In this assignment you will make some modifications to the compiler presented in Chapter 5 of the text to make it suitable for compiling a larger and more respectable subset of Scheme. In particular, you will be able to compile the metacircular evaluator of Chapter 4.
Start by copying from your hw9 directory into your new hw10 directory the following files:
regsim.scm syntax.scm eceval-support.scm(You don't need eceval.scm.) Then copy from ~offner/cs450/hw10 into your hw10 directory the following files:
compiler.scm compiler-shell.scm machine-shell.scm
You may make modifications to any or all of these files. (Well actually, you won't need to make any changes at all to compiler-shell.scm, and I would be astonished if you needed to make any changes to machine-shell.scm. So you can pretty much forget about modifying those two files.) I will collect all of them, and in addition I will collect the usual file
In doing these problems, you will want to add more Scheme primitives to the ones already supported by the compiler. You add them simply in eceval-support.scm to primitive-procedures; each new primitive is a one-line addition to that list.

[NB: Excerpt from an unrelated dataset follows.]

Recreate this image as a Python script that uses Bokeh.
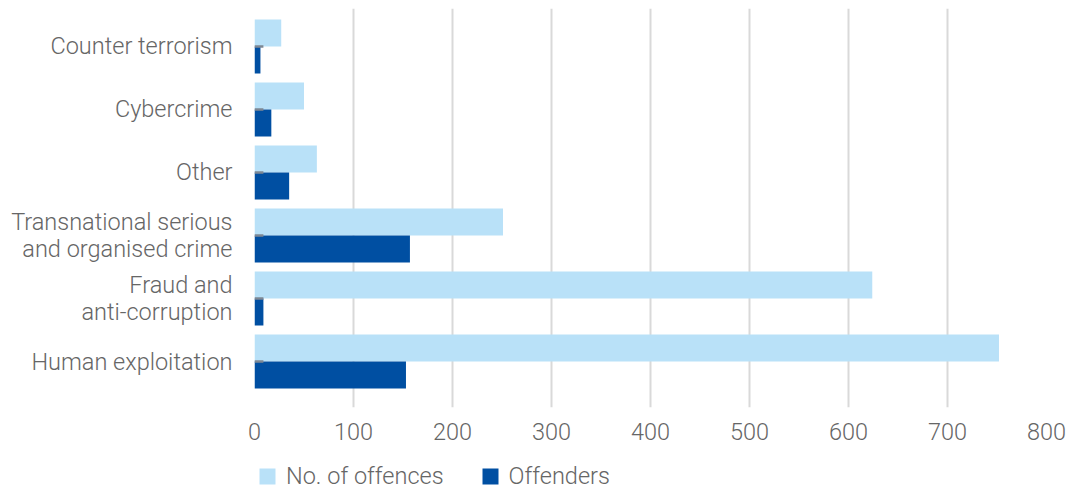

Just to be clear about this: the primitive procedures you add in this way are names of procedures that the compiler (which is, after all, compiling Scheme code) will recognize in the Scheme code it is compiling as being Scheme primitive procedures. So for instance, if you are compiling a Scheme program that includes the Scheme primitive not, then you would want to add not to the list of primitive-procedures in eceval-support.scm. And don't add them to primitive-procedures in s450.scm! s450.scm is just the program you are compiling. Dont make any changes to it.
Also please note that there are some changes in the compiler that I have given you from the compiler in the book, principally in the lists of modified registers that are passed around. We discussed this in class.
This is entirely analogous to the way the compiler handles cond by transforming it into a set of nested if clauses using the syntax procedure cond->if. The main dispatch procedure of the compiler recognizes each cond expression and invokes cond->if, passing the result to compile. Of course you may also need some supporting functions for let->appl and or->if in syntax.scm. Add whatever you need, and put them in syntax.scm.
And please look up the definitions of let and or in R5RS to make sure you have really implemented the Scheme definitions of these procedures. You will undoubtedly be surprised at what you find. If you don't do this, I can almost guarantee that your compiler will not pass my tests.
Extend the compiler so you can compile the metacircular evaluator from Chapter 4. I have placed a very slightly modified version of that evaluator in ~offner/cs450/hw10/s450.scm which you should link to. (The main difference is that after the metacircular evaluator is loaded it starts executing without waiting to be invoked. This is necessary because otherwise machine-shell.scm exits immediately to the underlying Scheme.)
This is essentially Exercise 5.50 on page 610 of the textbook. It's fairly difficult, so let me give you some advice:
An apply expression looks like this:
(apply proc_exp param_list)So generate code as follows:
proc-code operand-codes (compile-procedure-call ...)
I'm guessing that the most difficult part of this will be managing the saving and restoring of registers, using preserving and so on. Give yourself plenty of time for debugging.
The debugging facility that you added to regsim.scm can help you a lot. Adding "print" statements (i.e., display expressions) in the compiler or the generated code can also be useful.
One thing to keep in mind: If you put display expressions in your compiler.scm to aid in debugging, remember that you will not see their output on the monitor. All the output from the compiler goes to the file *.cmp. So that's where you should look for the output from those expressions. Of course that output will be intermixed with the rest of the compiler output, so be sure to identify the output in some easily recognized way.
In debugging a problem, spend whatever time it takes to cut the problem down to an absolutely minimal size. Usually once you do this, it is easy to see where the problem is coming from. Many times students throw up their hands and ask me for help debugging without having done this. So I end up spending half an hour or more cutting their problem down until it is quite obvious what is going wrong. You should learn to do this, if you haven't already; it's an important technique and can save you a lot of time. (And it will save me a lot of time also, so I would really appreciate it.)
Another piece of advice about debugging, assuming your compiler is actually generating code: once you have cut the problem down to an absolutely minimal size, look at the generated code (i.e., the ".cmp" file). You can often see what is going wrong pretty quickly when you see something strange in that file.
When you finish this, you should be able to compile s450.scm into s450.cmp and execute that file using machine-shell.scm to get a running Scheme interpreter. Of course, as the book points out, because of the multiple levels of interpretation going on, this interpreter will run rather slowly, but it should run well, and you should experiment with it to see that it does.